Çalışmada ayrıca, kadınların evlilikle beraber karşılaştıkları değişimlere uyum sağlam noktasında izledikleri yol ve uyguladıkları birtakım taktikler bizlere Deniz Kandiyoti’nin toplumsal cinsiyet literatürüne kazandırmış olduğu ataerkil pazarlık (patriarchal bargain) terimini hatırlatmaktadır. Kandiyoti, kadınların ataerkil düzenin getirdiği eşitsizlikler ile mücadele etme noktasında geliştirmiş oldukları taktikleri oyunu kartlarına göre oynama” şeklinde ifade ederek uyguladıkları pratikler bütününü ataerkil pazarlık olarak adlandırmıştır (Kandiyoti, 1988: 275). Ataerkil pazarlık kavramına göre kadınlar ve erkekler arasında karşılıklı olarak birtakım beklentilerin varlığı söz konusudur. Bu bağlamda, kadınlar kendilerinden yapılması beklenilen toplumsal normlara uyma karşılığında, kendilerini dış dünyaya karşı koruyacak

96 toplumsal mekanizmaların oluşmasını talep etme hakkı elde etmektedirler (Yavuz, 2015: 122).

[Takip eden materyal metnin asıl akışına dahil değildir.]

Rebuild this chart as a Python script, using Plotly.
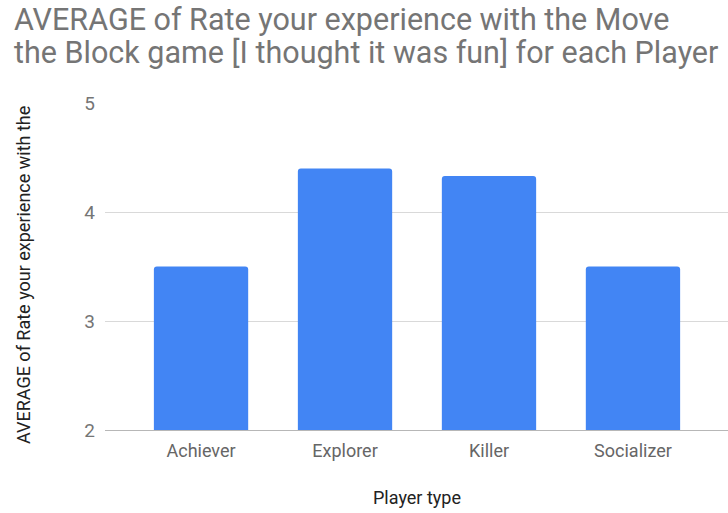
import plotly.graph_objects as go

# Player types and their average "fun" rating
player_types = ["Achiever", "Explorer", "Killer", "Socializer"]
avg_fun_rating = [3.5, 4.4, 4.33, 3.5]
y_ticks = [2, 3, 4, 5]

title_lines = [
    "AVERAGE of Rate your experience with the Move",
    "the Block game [I thought it was fun] for each Player",
]

W, H = 728, 513
L, R, T, B = 105, 0, 103, 83
plot_h = H - T - B
plot_w = W - L - R

fig = go.Figure(
    go.Bar(
        x=player_types,
        y=avg_fun_rating,
        marker=dict(color="#4285F4", line=dict(width=0)),
        width=0.655,
    )
)

# Title drawn as two single-line annotations for tight line spacing
title_annotations = [
    dict(
        text=line,
        xref="paper",
        yref="paper",
        x=(12 - L) / plot_w,
        y=(H - B - baseline_mid) / plot_h,
        xanchor="left",
        yanchor="middle",
        showarrow=False,
        font=dict(size=30.5, color="#757575"),
    )
    for line, baseline_mid in zip(title_lines, [20, 53])
]

fig.update_layout(
    width=W,
    height=H,
    margin=dict(l=L, r=R, t=T, b=B, autoexpand=False),
    paper_bgcolor="white",
    plot_bgcolor="white",
    font=dict(family="Roboto, Arial, sans-serif"),
    barcornerradius=3,
    showlegend=False,
    xaxis=dict(
        range=[-0.667, 3.66],
        showgrid=False,
        showline=True,
        linecolor="#b7b7b7",
        linewidth=1,
        tickfont=dict(size=18, color="#666666"),
        ticks="",
        ticklabelstandoff=4,
        fixedrange=True,
    ),
    yaxis=dict(
        range=[2, 5],
        tickvals=y_ticks,
        ticktext=[str(v) for v in y_ticks],
        showgrid=True,
        gridcolor="#d9d9d9",
        gridwidth=1,
        zeroline=False,
        showline=False,
        ticks="",
        ticklabelstandoff=9,
        tickfont=dict(size=19, color="#757575"),
    ),
    annotations=title_annotations + [
        dict(
            text="AVERAGE of Rate your experience with the",
            textangle=-90,
            xref="paper",
            yref="paper",
            x=(23 - L) / plot_w,
            y=(H - B - 275) / plot_h,
            xanchor="center",
            yanchor="middle",
            showarrow=False,
            font=dict(size=18, color="#222222"),
        ),
        dict(
            text="Player type",
            xref="paper",
            yref="paper",
            x=0.5,
            y=-(497 - (H - B)) / plot_h,
            xanchor="center",
            yanchor="middle",
            showarrow=False,
            font=dict(size=18, color="#222222"),
        ),
    ],
)

fig.write_html("out.html")
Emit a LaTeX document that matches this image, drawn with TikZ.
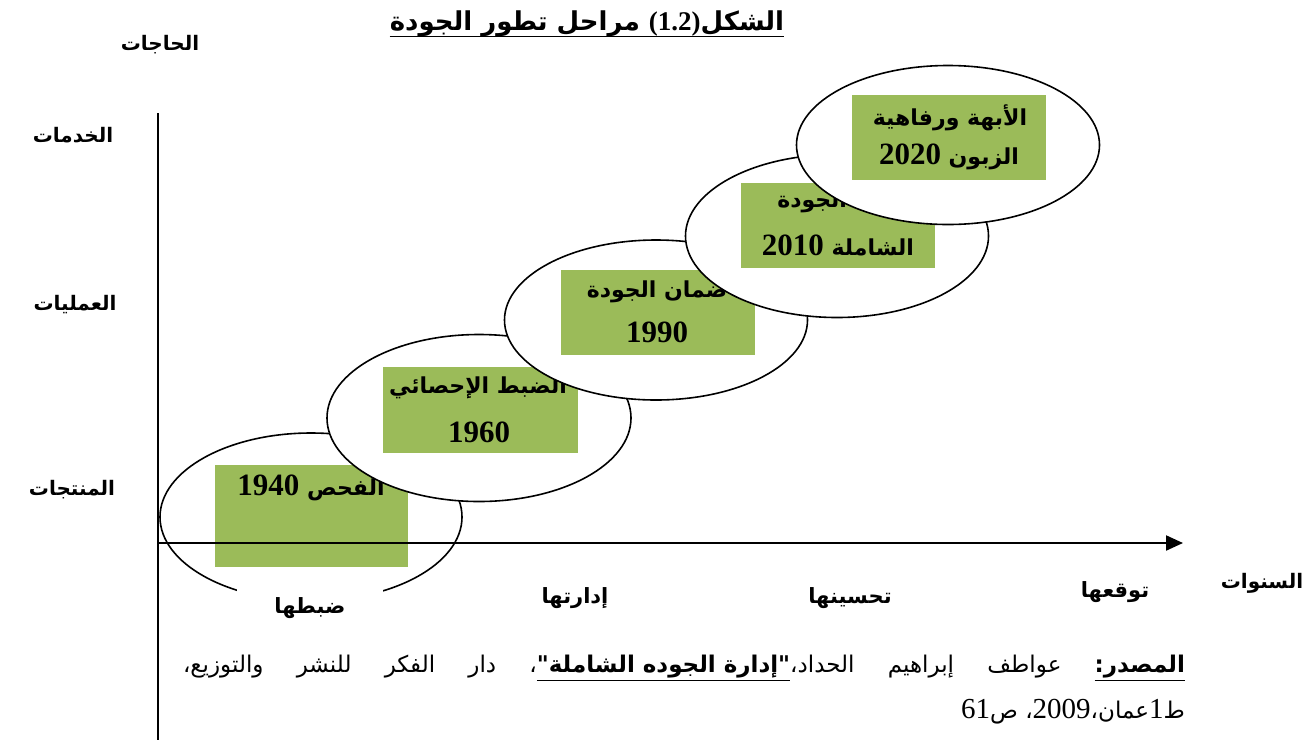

Deniz Kandiyoti’nin ataerkil pazarlık kavramını bu çalışmada, çapraz evliliklerde kadın katılımcıların partnerlerinin içine doğduğu kültürün dil kullanımı gibi bazı unsurlarını benimseme karşılığında değişmesi beklenen diğer özelliklerini (başını kapatmama gibi) muhafaza etme çabası ile okumak mümkündür. Ayrıca evliliğe dayalı asimilasyonun ağırlıklı olarak kadın görüşmeciler tarafından deneyimleniyor olmasının, bu ataerkil pazarlığa uygulanabilir bir alan açtığı söyleyebiliriz. Örneğin, Ankara’da 10 numaralı görüşmede Türk erkek katılımcı Melih, Kürt olan eşinin ailesinin kendisine büyük saygı duyduklarının altını çizerek yanında yanlışlıkla bile Kürtçe konuşmadıklarını belirtmiştir. Ancak, Aslı evde eşinin olmadığı zamanlarda ailesi ziyarete geldiğinde devamlı Kürtçe konuştuğunu Kürtçeyi de özünü oluşturan bir parça gibi gördüğünü ifade etmiştir. Dolayısıyla Aslı’nın geliştirdiği bu strateji ataerkil pazarlık olarak adlandırılabilir.

Buraya kadar, araştırmamızda çapraz evlilikler gerçekleştirmiş çiftlerin tanışma ve evlenme süreçlerini filtre ve sosyal takas kuramı olmak üzere iki temel yaklaşım üzerinden anlamaya çalıştık. Bu şekilde, evlenme biçimleri üzerinden gruplar arası sosyal teması ve mesafeyi anlayabilme imkânı elde ettik. Ancak her iki kuram da uluslararası temelli yaklaşımlar olduğu için bu iki kuramı araştırma bağlamında ele alamaya çalıştık. Bulguların ikinci kısmında ise çocukluk ve çocuk yetiştirmeye ilişkin analizler yapılacaktır.